Polymerase Chain Reaction (PCR)
In 1989, Science selected the polymerase chain reaction (PCR) as the major scientific development of the year. Polymerase chain reaction (PCR) is a method of in-vitro replication of target nucleic acid sequences. PCR amplifies a short nucleic acid sequence that is specific to the organism being detected. DNA from the PBMCs is released by enzyme lysis and mixed with a mixture consisting of DNA polymerase enzyme, deoxynucleoside triphosphates and primers that bind to specific areas of HIV gene. The deoxynucleoside triphosphates are the building blocks for new strands of DNA. There are various primers available that bind to gag region (SK 19 or SK-102) or envelope region (SK-70) of the HIV gene. The DNA to be tested will bind to new matching bases in PCR solution. Binding requires the help of primers to start the process. Primers are small sequences of DNA complementary to the target DNA sequences and will bond only to their matching target sequences. If no sequences match, PCR will not occur and a negative result will be recorded. If binding occurs, the deoxynucleoside triphosphates bind to the primer and extend the DNA strand till a complete copy of the target sequence is produced resulting in one copy of original. Multiple PCR cycles occur to yield millions of copies. This material is enough to detect presence of HIV DNA. The product is then subjected to agarose gel electrophoresis or tested by colorimetric ELISA like assay. On agarose gel, the amplified positive HIV DNA will be visualized after ultraviolet light illumination. With colorimetric assay, positive tests will give a colour to solution. In a quantitative assay, the intensity of the colour is related to the amount of DNA copies present and thus the original viral load can be calculated.

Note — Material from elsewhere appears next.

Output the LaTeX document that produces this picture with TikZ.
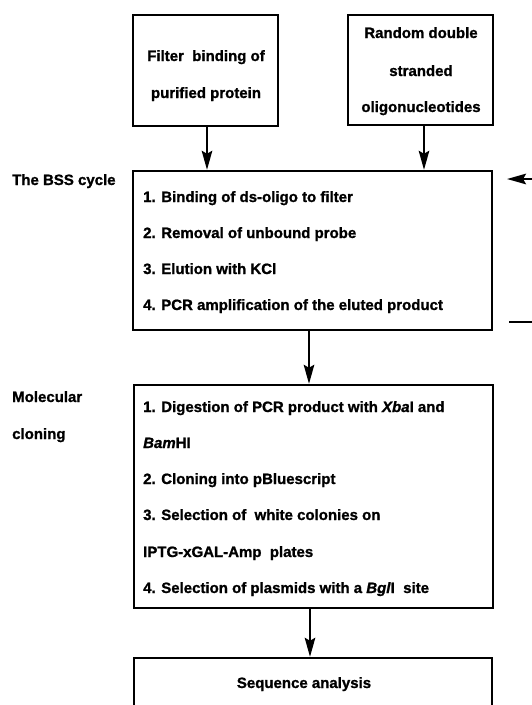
\documentclass[tikz,border=0pt]{standalone}
\usepackage{fontspec}
\setmainfont{Liberation Sans}[BoldFeatures={FakeBold=1.2},BoldItalicFeatures={FakeBold=1.2}]
\usetikzlibrary{arrows.meta}
\tikzset{
  box/.style={draw=black, line width=2.4pt, rectangle, inner sep=0pt},
  txt/.style={inner sep=0pt, anchor=base west, font=\fontsize{15}{18}\selectfont\bfseries},
  ctxt/.style={inner sep=0pt, anchor=base, font=\fontsize{15}{18}\selectfont\bfseries},
  arr/.style={line width=2.4pt, -{Stealth[length=19pt,width=10.5pt,inset=3pt]}},
  ln/.style={line width=2.4pt}
}
\begin{document}
\begin{tikzpicture}[x=1pt,y=-1pt]
\clip (0,0) rectangle (532,705);
\fill[white] (0,0) rectangle (532,705);
% boxes
\node[box, minimum width=145pt, minimum height=111pt] (filt) at (205.5,70.5) {};
\node[box, minimum width=145pt, minimum height=110pt] (rand) at (420.5,70) {};
\node[box, minimum width=359pt, minimum height=159pt] (bss) at (312.5,250.5) {};
\node[box, minimum width=359pt, minimum height=223pt] (mol) at (313.5,496.5) {};
\node[box, minimum width=358pt, minimum height=72pt] (seq) at (313,694) {};
% top box texts
\node[ctxt] (f1) at (206,61) {Filter\ \ binding of};
\node[ctxt] (f2) at (206,98) {purified protein};
\node[ctxt] (r1) at (421,38) {Random double};
\node[ctxt] (r2) at (421,76) {stranded};
\node[ctxt] (r3) at (421,112) {oligonucleotides};
% side labels
\node[txt] (lbss) at (12,185) {The BSS cycle};
\node[txt] (lmol1) at (12,402) {Molecular};
\node[txt] (lmol2) at (12,439) {cloning};
% BSS cycle steps
\node[txt] (b1) at (143,202) {1. Binding of ds-oligo to filter};
\node[txt] (b2) at (143,238) {2. Removal of unbound probe};
\node[txt] (b3) at (143,274) {3. Elution with KCl};
\node[txt] (b4) at (143,310) {4. PCR amplification of the eluted product};
% cloning steps
\node[txt] (m1) at (143,412) {1. Digestion of PCR product with \textit{Xba}I and};
\node[txt] (m2) at (143,448) {\textit{Bam}HI};
\node[txt] (m3) at (143,484) {2. Cloning into pBluescript};
\node[txt] (m4) at (143,520) {3. Selection of\ \ white colonies on};
\node[txt] (m5) at (143,557) {IPTG-xGAL-Amp\ \ plates};
\node[txt] (m6) at (143,593) {4. Selection of plasmids with a \textit{Bgl}I\ \ site};
% sequence
\node[ctxt] (s1) at (304,688) {Sequence analysis};
% connectors
\draw[arr] ([xshift=1.5pt]filt.south) -- ([xshift=1.5pt]filt.south |- bss.north);
\draw[arr] ([xshift=3.5pt]rand.south) -- ([xshift=3.5pt]rand.south |- bss.north);
\draw[arr] ([xshift=-3.5pt]bss.south) -- ([xshift=-3.5pt]bss.south |- mol.north);
\draw[arr] ([xshift=-3.5pt]mol.south) -- ([xshift=-3.5pt]mol.south |- seq.north);
% feedback stubs
\coordinate (fbin) at (534,179);
\coordinate (fbtip) at (507,179);
\coordinate (fbout1) at (509,322);
\coordinate (fbout2) at (534,322);
\draw[arr] (fbin) -- (fbtip);
\draw[ln] (fbout1) -- (fbout2);
\end{tikzpicture}
\end{document}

HIV PCRs are of 2 types: Qualitative PCR and Quantitative. The potential utility of DNA PCR for the >diagnosis of vertical HIV infection soon became readily apparent in infants. HIV DNA PCR has been found to be highly sensitive and specific for early diagnosis of pediatric HIV infection. Sensitivity of HIV PCR is less at birth and sensitivity increases rapidly to 95% at 4 weeks and to 99% at 6 months of age. Thus, in non-breast fed infants. HIV PCR can be done at 4-6 weeks after birth. In breastfeeding populations, HIV PCR should be done after one or two months after cessation of breastfeeding.
HIV PCR can be done on dried blood sample transported to a laboratory on a filter paper or on whole blood
However, false positive and false negative results with HIV DNA PCR may occur. The authors have reported a very high incidence of false positive HIV DNA PCR (75%) especially in younger infants in their study (Shah I et al, 2004). Repeating the PCR on independent samples may be required to reduce the test errors. One of the reasons stated for the false positive results is contamination. Optimal PCR conditions, inclusion of control samples, strict rules on sample preparation, pre-and post- PCR handling, repetition of results, confirmation of specificity by hybridization, choice of material from which HIV-1 is amplified and the primers used for amplification will all predict the reliability of HIV DNA PCR.
Timing of transmission of HIV and Role of PCR
Infants who have HIV DNA PCR positive during the first days of life are conventionally assumed to have been infected during pregnancy (in-utero). Infants who test HIV negative in the first days of life but later are found to be positive are presumed to have been infected during labor and delivery (intra-partum) or through breast feeding (post-partum).